» DIRECTIVE
Copy the material below verbatim from the line with "Clone this chart in seaborn and matplotlib." to the line with "from matplotlib.ticker import", both lines included, omitting pictures and every line outside that range.

» MATERIAL SUPPLIED
********
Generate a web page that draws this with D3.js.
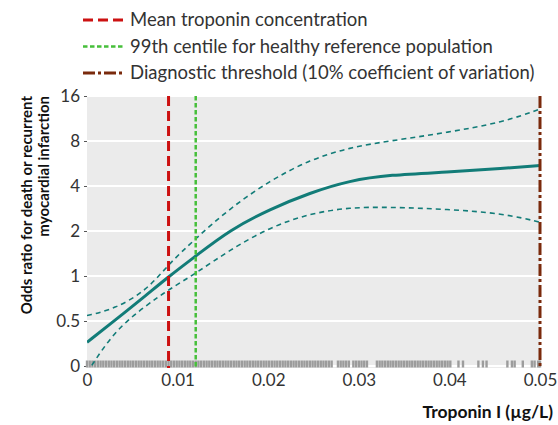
********
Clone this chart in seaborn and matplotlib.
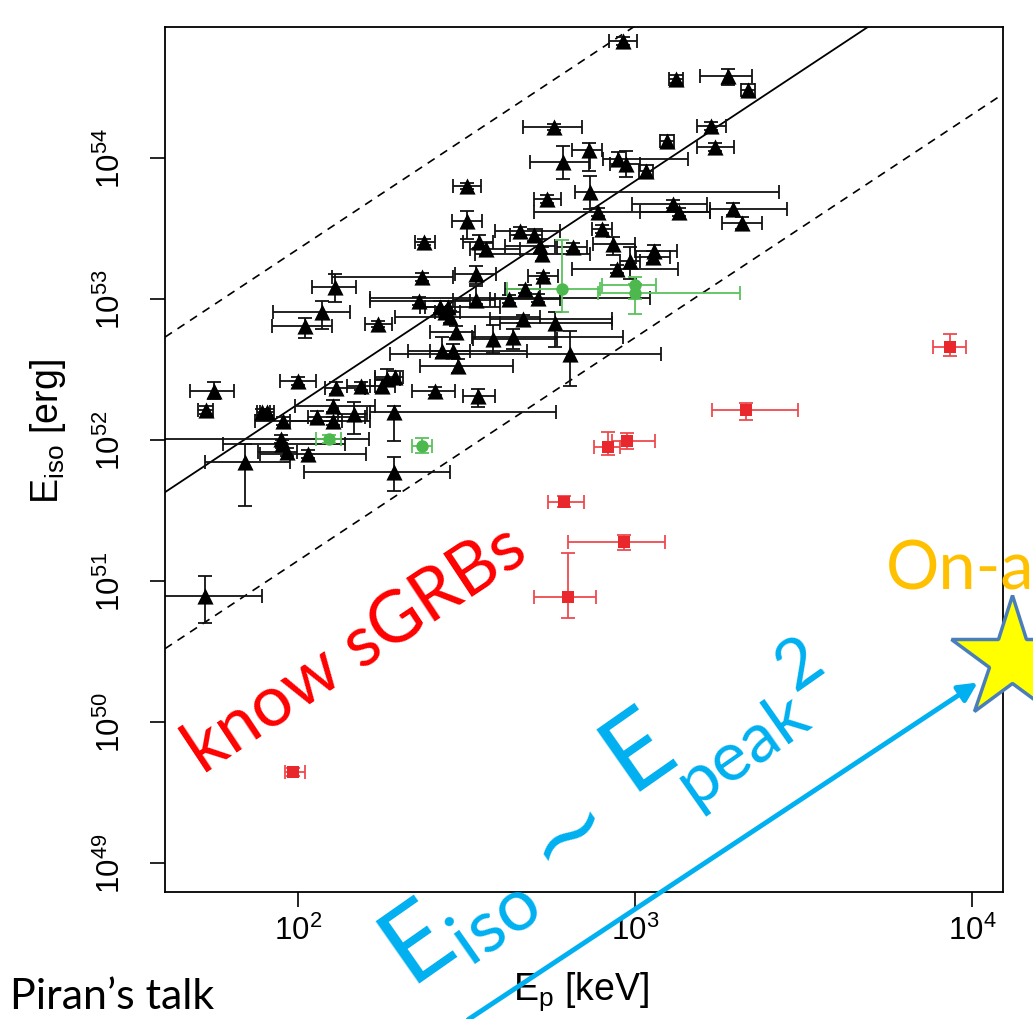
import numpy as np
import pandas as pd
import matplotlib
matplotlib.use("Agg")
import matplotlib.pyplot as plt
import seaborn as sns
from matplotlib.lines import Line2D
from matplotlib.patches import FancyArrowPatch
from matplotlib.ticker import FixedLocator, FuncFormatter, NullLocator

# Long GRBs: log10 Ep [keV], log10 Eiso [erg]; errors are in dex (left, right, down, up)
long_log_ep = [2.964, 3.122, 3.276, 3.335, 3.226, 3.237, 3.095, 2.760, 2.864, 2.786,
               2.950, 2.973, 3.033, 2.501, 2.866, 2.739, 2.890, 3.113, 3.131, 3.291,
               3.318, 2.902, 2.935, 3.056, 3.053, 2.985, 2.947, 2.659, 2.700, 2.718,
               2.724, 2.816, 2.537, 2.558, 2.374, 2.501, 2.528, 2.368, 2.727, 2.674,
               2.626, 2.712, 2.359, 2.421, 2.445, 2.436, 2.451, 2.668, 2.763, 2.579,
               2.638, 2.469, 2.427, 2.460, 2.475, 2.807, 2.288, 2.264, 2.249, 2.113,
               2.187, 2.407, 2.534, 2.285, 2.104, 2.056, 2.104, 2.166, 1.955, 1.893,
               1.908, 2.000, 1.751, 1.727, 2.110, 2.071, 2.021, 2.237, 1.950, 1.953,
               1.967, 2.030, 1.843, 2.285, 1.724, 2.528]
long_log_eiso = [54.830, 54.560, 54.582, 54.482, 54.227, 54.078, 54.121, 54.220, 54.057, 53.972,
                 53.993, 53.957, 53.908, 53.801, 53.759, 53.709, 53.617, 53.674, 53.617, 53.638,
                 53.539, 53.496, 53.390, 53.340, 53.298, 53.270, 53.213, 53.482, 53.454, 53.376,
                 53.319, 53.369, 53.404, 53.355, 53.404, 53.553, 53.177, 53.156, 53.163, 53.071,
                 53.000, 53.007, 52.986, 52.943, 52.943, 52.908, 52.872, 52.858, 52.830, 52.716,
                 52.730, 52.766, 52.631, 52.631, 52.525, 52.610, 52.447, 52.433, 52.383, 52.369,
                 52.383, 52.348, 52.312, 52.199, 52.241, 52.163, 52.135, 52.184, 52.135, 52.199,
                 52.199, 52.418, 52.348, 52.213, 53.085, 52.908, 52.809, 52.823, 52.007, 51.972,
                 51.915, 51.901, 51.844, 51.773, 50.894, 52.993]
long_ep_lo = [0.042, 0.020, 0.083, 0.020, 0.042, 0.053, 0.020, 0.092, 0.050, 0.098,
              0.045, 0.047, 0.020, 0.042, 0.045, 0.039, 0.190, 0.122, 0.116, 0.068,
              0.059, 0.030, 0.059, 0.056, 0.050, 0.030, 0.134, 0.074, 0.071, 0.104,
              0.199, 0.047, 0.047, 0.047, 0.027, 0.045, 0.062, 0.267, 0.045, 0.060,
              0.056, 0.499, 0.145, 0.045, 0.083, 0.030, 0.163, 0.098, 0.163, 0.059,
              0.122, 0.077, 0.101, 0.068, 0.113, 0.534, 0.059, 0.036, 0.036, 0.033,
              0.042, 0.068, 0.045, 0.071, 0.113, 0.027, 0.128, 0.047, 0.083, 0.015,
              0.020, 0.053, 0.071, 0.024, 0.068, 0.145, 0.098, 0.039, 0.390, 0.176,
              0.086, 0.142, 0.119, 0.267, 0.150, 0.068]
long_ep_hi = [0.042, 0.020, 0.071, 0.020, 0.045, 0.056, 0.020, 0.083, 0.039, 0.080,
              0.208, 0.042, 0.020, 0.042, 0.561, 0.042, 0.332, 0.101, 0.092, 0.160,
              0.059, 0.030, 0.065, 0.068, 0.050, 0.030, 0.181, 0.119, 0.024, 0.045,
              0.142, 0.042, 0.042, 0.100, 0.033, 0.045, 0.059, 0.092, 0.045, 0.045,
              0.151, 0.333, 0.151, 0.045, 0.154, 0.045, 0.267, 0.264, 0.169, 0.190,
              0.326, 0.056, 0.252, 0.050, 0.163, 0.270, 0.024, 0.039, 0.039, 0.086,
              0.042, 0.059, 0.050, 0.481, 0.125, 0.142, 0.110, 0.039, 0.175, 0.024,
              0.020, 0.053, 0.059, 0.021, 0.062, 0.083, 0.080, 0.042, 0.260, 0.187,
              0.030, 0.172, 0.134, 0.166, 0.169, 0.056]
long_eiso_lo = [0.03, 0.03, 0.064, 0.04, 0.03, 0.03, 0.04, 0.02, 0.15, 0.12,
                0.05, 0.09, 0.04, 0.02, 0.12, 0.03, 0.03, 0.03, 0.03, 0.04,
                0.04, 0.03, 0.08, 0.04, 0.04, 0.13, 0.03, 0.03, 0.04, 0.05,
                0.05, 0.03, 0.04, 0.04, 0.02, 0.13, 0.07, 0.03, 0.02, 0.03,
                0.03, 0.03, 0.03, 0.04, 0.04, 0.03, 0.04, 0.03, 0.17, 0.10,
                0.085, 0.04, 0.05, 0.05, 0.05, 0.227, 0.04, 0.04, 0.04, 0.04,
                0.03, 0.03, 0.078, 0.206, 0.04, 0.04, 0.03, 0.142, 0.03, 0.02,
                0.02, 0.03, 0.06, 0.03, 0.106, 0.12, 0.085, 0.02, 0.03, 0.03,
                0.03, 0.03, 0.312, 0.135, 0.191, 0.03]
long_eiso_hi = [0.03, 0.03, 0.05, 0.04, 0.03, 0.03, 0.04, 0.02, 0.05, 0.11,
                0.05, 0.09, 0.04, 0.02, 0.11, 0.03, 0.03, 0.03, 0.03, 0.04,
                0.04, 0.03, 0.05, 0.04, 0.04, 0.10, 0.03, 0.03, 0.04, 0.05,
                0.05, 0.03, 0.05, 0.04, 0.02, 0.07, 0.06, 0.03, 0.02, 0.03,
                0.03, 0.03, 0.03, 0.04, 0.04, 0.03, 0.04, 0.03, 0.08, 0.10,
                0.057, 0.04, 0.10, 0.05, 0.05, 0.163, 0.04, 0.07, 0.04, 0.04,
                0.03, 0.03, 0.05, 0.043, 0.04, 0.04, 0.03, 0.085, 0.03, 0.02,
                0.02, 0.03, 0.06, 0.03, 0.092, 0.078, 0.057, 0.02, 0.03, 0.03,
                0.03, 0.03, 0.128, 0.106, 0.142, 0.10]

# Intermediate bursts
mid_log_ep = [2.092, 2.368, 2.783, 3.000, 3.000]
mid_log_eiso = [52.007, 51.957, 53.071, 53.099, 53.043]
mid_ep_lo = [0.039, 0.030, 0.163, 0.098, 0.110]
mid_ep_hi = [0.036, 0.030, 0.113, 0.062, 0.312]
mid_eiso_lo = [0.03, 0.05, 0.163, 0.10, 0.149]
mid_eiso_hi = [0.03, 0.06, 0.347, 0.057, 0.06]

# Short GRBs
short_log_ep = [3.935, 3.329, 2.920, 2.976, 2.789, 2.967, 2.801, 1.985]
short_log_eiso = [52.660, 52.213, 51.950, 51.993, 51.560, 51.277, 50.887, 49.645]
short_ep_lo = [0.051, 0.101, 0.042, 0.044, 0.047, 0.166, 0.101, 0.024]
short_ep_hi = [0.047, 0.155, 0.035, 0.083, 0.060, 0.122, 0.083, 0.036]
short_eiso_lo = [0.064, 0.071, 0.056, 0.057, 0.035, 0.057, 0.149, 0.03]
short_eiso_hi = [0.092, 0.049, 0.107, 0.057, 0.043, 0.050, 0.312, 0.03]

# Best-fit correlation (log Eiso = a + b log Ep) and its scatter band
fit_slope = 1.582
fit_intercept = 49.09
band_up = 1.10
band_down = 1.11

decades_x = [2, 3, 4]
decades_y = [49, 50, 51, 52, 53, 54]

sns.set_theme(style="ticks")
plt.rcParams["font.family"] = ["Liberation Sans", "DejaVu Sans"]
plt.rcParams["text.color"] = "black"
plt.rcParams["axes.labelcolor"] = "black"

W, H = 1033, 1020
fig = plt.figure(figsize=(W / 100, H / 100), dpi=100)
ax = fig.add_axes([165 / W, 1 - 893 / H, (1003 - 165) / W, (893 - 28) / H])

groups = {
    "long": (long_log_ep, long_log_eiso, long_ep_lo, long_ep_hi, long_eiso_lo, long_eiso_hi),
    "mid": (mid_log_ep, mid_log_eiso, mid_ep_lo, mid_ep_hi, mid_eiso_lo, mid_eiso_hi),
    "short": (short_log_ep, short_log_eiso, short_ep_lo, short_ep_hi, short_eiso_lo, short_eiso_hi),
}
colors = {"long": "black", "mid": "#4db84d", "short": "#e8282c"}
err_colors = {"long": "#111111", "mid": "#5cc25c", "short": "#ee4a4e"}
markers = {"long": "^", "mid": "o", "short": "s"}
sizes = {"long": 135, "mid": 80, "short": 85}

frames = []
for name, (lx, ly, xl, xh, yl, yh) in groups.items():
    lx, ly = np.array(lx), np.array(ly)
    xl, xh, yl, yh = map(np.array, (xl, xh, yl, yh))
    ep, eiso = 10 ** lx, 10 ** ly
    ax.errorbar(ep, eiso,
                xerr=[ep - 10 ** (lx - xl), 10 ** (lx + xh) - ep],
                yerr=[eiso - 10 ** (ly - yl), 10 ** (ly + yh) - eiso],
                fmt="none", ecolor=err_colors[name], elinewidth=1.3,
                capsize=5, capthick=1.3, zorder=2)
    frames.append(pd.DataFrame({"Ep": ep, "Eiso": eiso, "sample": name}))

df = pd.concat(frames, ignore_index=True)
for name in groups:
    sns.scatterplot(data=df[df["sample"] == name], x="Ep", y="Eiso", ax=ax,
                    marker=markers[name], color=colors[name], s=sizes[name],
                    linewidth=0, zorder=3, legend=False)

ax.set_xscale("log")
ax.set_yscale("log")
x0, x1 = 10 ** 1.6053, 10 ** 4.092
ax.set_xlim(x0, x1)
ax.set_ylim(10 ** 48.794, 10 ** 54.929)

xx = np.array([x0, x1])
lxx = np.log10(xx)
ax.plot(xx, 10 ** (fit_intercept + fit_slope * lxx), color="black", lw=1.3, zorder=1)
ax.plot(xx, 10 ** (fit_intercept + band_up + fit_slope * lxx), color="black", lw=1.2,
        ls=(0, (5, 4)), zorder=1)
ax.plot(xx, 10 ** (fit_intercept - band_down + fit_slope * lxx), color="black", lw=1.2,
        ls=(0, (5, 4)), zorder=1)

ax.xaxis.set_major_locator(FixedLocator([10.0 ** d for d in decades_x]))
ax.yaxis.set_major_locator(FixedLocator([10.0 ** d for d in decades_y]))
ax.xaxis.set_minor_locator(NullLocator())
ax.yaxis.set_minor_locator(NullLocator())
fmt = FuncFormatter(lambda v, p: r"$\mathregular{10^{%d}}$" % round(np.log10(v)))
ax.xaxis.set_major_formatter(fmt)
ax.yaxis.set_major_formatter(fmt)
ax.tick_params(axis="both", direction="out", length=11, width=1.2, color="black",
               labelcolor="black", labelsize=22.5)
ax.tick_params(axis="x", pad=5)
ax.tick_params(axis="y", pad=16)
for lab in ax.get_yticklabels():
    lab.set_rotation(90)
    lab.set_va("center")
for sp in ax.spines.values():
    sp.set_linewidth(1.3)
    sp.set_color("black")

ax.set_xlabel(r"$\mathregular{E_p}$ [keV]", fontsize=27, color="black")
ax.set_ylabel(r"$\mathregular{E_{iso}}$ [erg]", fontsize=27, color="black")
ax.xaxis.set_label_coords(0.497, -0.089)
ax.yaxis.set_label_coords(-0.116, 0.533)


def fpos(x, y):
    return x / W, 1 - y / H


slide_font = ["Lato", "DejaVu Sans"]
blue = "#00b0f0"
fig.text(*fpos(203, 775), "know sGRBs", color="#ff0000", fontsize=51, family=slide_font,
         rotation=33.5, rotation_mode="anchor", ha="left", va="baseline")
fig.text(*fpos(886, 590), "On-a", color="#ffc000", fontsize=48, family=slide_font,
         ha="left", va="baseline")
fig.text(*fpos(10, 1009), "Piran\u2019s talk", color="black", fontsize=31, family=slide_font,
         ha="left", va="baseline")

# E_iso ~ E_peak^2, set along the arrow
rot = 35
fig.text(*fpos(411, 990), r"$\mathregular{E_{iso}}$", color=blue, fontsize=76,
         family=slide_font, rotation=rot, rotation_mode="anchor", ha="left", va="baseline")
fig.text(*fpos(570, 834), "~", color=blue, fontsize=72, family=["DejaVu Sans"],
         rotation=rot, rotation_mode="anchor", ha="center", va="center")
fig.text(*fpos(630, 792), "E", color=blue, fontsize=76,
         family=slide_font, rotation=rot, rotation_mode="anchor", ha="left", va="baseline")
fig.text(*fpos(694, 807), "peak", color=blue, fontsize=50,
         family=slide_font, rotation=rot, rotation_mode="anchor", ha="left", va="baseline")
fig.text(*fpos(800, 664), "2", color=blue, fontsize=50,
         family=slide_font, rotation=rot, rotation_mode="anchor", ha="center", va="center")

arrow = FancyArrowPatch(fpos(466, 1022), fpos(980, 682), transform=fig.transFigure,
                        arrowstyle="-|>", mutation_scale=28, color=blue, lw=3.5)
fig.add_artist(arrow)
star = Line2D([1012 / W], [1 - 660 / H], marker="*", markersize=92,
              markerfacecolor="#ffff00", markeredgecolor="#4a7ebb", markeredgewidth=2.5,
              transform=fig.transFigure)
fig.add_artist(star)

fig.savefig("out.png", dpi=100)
********
» SOLUTION FOR THIS TASK
Clone this chart in seaborn and matplotlib.
import numpy as np
import pandas as pd
import matplotlib
matplotlib.use("Agg")
import matplotlib.pyplot as plt
import seaborn as sns
from matplotlib.lines import Line2D
from matplotlib.patches import FancyArrowPatch
from matplotlib.ticker import FixedLocator, FuncFormatter, NullLocator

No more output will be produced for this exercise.